First came a tornado.
Then came a fire.
“It's just stuff,” Chris said as he sat in the office of his — would you believe it — insurance agency. “Nobody's dead. Everybody's alive, so that's kind of kept us motivated.”
So has football.
At a time the Cochrans could've been consumed by their latest tragedy, they instead found solace in a familiar outlet. Football has long framed the portrait of their family, starting with their oldest, Cayden, and remaining the constant for all four of their boys.
Now as Cayden prepares to complete an amazing journey and quarterback Valdosta State in the Division II national championship game Saturday, football is the family's focus, not the fire.
“It's our whole lives,” Chris said. “It's all we've ever done.”
That holds especially true for Cayden.
He started playing as a fifth-grader. By the time he was in high school, college coaches were coming to this no-stoplight town about 15 minutes west of Guthrie.
Then, Cayden tore his ACL.
The visits and calls stopped.
Oklahoma State was one of the big-time schools that remained interested, but the Cowboys wanted Cayden to attend Coffeyville Community College in Kansas. See how things go. Maybe they'd have a scholarship in a couple years.

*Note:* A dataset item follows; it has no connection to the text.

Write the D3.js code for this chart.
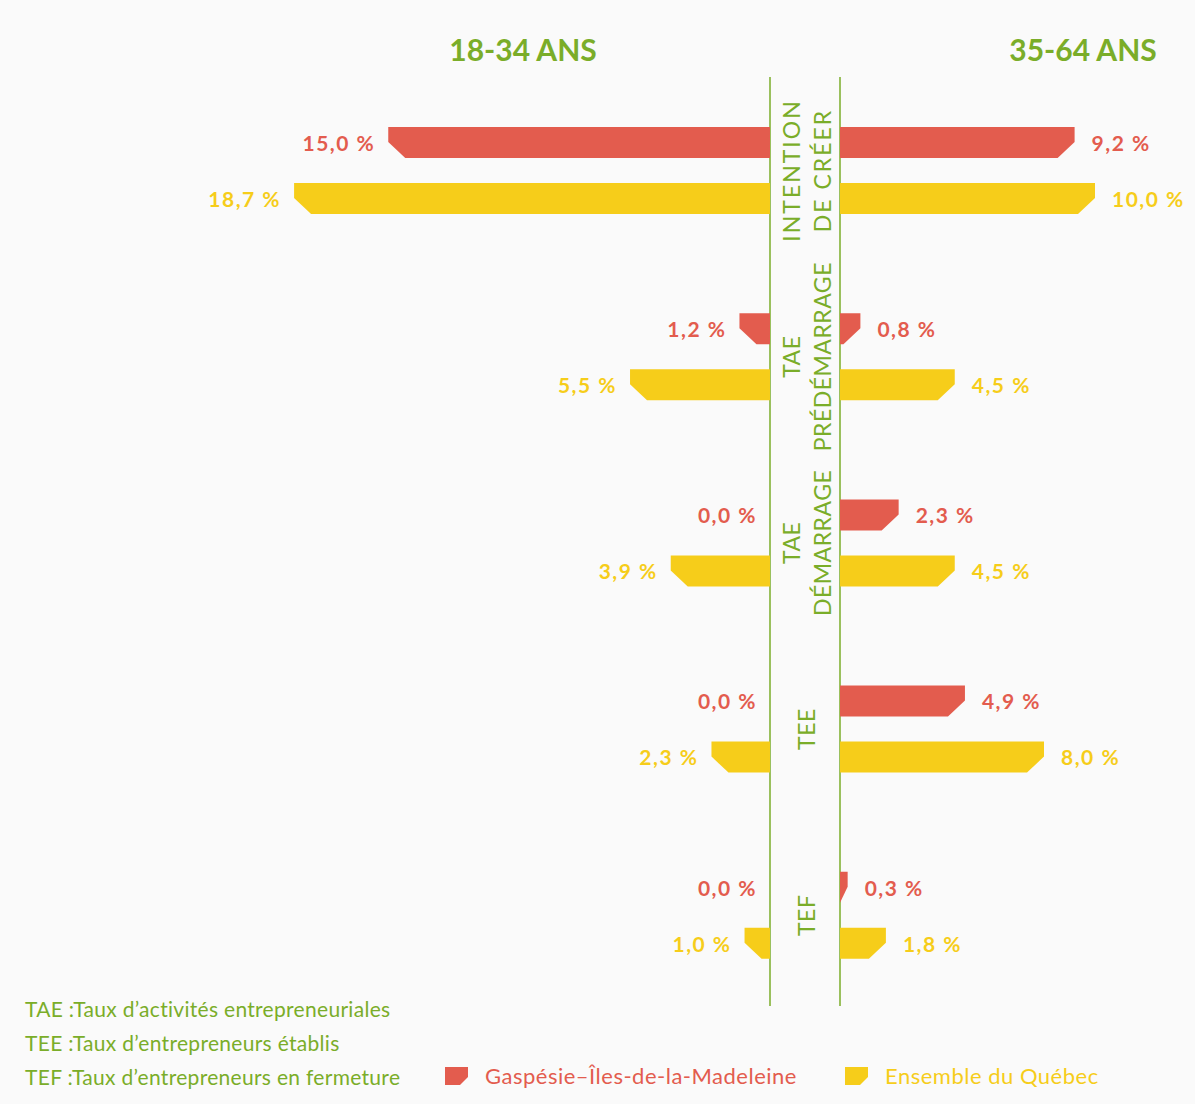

Cayden went to Coffeyville, where he redshirted a year, then became the starter. He threw for over 2,000 yards and 20 touchdowns.
But when he was done, there were no Division-I offers.
Oklahoma offensive coordinator Josh Heupel wanted him to be a preferred walk-on at wide receiver, so Cayden enrolled before the spring semester. He jumped into offseason conditioning. He participated in spring ball. But he soon realized something.
“He wanted the ball in his hands,” his dad said.
Cayden called his coaches at Coffeyville and asked if they could help him find a team that needed a quarterback. Didn't matter where. Didn't matter what division either.
They were starting to sort through options when the tornado hit.
Chris and Kerry were at the office, and because the forecasts were dire and predicting severe weather around 4 p.m., Chris sent everyone home around 2. He finished up a few things and headed home around a few hours later.
By the time he got there, the feeling in the air was weird.
“Dull,” Chris said.
Weirder still, the windows of the house were trembling.
“What in the world?” Kerry asked.
“That's not thunder,” Chris said. “That's got to be a tornado on the ground.”
Kerry and the three younger boys went into the storm shelter under their garage — Cayden was still in Norman at school — and a few minutes later when it began hailing sideways, Chris joined them. They had only been in the shelter a couple minutes when the tornado hit.
It sucked in the walls of the shelter and tried to lift off the door.
Chris and Kerry grabbed each other's arms and covered the boys as best they could.
“It happened for about 15 seconds,” Chris said, “then it was over.”
One of the boys looked up the air vent and could see daylight. They figured maybe the garage was gone.
Only when they opened the shelter door did they see just how bad it was. Almost the entire house was gone, smoothed off the foundation. Four cars were gone. About all that remained was one collapsed wall.